Cajun musicians are a colorful, immensely talented lot whose fame is just beginning to reach beyond the bayous and prairies of backcountry Louisiana. Among them are the scholarly accordionist Mark Savoy; guitar virtuoso Sonny Landreth; Michael Doucet, the leader of the fiery Cajun band Beausoleil; and Zydeco players like Keith Frank, Geno Delafose and Terrance Simien, whose dynamic marriage of white Cajun and black Delta blues offers a thrilling alternative to rap and processed R. and B.

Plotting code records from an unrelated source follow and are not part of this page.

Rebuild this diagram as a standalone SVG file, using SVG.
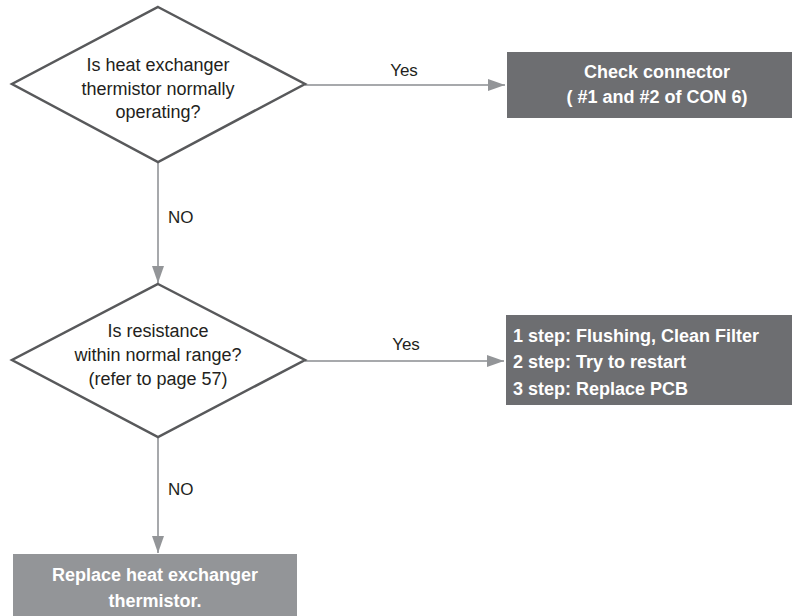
<svg xmlns="http://www.w3.org/2000/svg" width="792" height="616" viewBox="0 0 792 616">
<style>
.dia{fill:#ffffff;stroke:#58595b;stroke-width:2.5;stroke-linejoin:miter}
.con{fill:none;stroke:#a7a9ac;stroke-width:2}
.t{font-family:"Liberation Sans",Arial,sans-serif;font-size:18px;fill:#231f20;text-anchor:middle}
.lbl{font-family:"Liberation Sans",Arial,sans-serif;font-size:17px;fill:#231f20}
.bt{font-family:"Liberation Sans",Arial,sans-serif;font-size:18px;font-weight:bold;fill:#ffffff}
.dark{fill:#6d6e71}
.light{fill:#939598}
</style>
<defs>
<marker id="ah" markerUnits="userSpaceOnUse" markerWidth="18" markerHeight="12" refX="17" refY="6" orient="auto">
<path d="M0,0 L17,6 L0,12 Z" fill="#939598"/>
</marker>
</defs>
<g id="connectors">
<line class="con" x1="305" y1="85" x2="505" y2="85" marker-end="url(#ah)"/>
<line class="con" x1="158" y1="162" x2="158" y2="283" marker-end="url(#ah)"/>
<line class="con" x1="305" y1="361" x2="504" y2="361" marker-end="url(#ah)"/>
<line class="con" x1="158" y1="437" x2="158" y2="553" marker-end="url(#ah)"/>
<text class="lbl" x="404" y="76" text-anchor="middle">Yes</text>
<text class="lbl" x="168" y="223">NO</text>
<text class="lbl" x="406" y="350" text-anchor="middle">Yes</text>
<text class="lbl" x="168" y="495">NO</text>
</g>
<g id="decision1">
<polygon class="dia" points="158,7 305,84 158,162 12,84"/>
<text class="t" x="158" y="71">Is heat exchanger</text>
<text class="t" x="158" y="95">thermistor normally</text>
<text class="t" x="158" y="118">operating?</text>
</g>
<g id="checkConnector">
<rect class="dark" x="507" y="52" width="285" height="66"/>
<text class="bt" x="657" y="78" text-anchor="middle">Check connector</text>
<text class="bt" x="657" y="103" text-anchor="middle">( #1 and #2 of CON 6)</text>
</g>
<g id="decision2">
<polygon class="dia" points="158,284 305,360 158,437 12,360"/>
<text class="t" x="158" y="337">Is resistance</text>
<text class="t" x="158" y="361">within normal range?</text>
<text class="t" x="158" y="385">(refer to page 57)</text>
</g>
<g id="steps">
<rect class="dark" x="506" y="315" width="286" height="90"/>
<text class="bt" x="513" y="342">1 step: Flushing, Clean Filter</text>
<text class="bt" x="513" y="368">2 step: Try to restart</text>
<text class="bt" x="513" y="395">3 step: Replace PCB</text>
</g>
<g id="replaceThermistor">
<rect class="light" x="13" y="554" width="284" height="62"/>
<text class="bt" x="155" y="581" text-anchor="middle">Replace heat exchanger</text>
<text class="bt" x="155" y="607" text-anchor="middle">thermistor.</text>
</g>
</svg>
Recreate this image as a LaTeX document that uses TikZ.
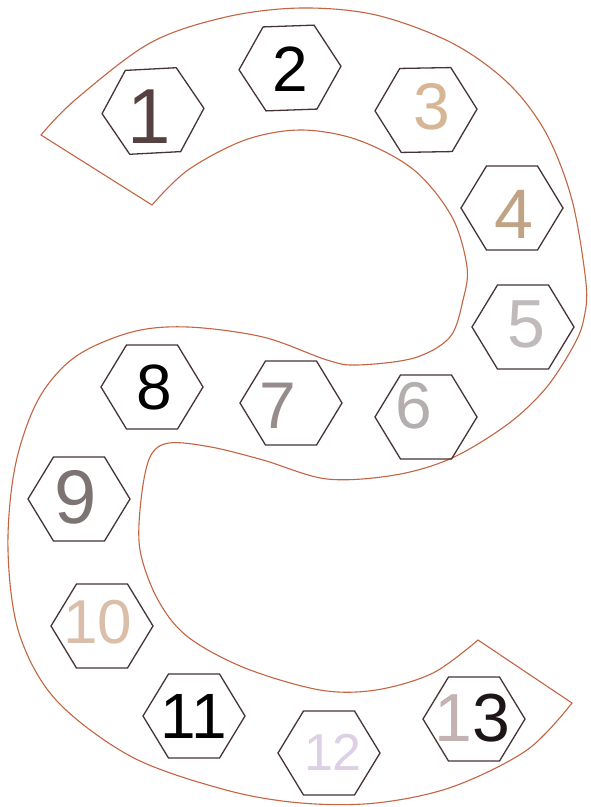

Major record labels are starting to take notice. Musicians like Landreth, Wayne Toups and Stanley "Buckwheat" Dural have been marketed beyond the "roots music" category, and Cajun-Zydeco festivals and clubs have sprung up on both coasts. The Cajun-Zydeco sound has influenced mainstream artists as well. Paul Simon's homage to Zydeco and its late "king,'' Clifton Chenier, That Was Your Mother, was one of the highlights of his multimillion-selling Graceland album. Country chanteuse Mary Chapin Carpenter won a Grammy in 1992 for Down at the Twist and Shout, her foot-stompin' tribute to Cajun music in general and Beausoleil in particular. "What drew me to Cajun?" ponders Carpenter. "In no particular order: percussion, fiddle, spices, waltzes, Acadian accordion, the tempo, lyrics of love and spirit, gumbo, wails, Highway 10, darkness, dance halls."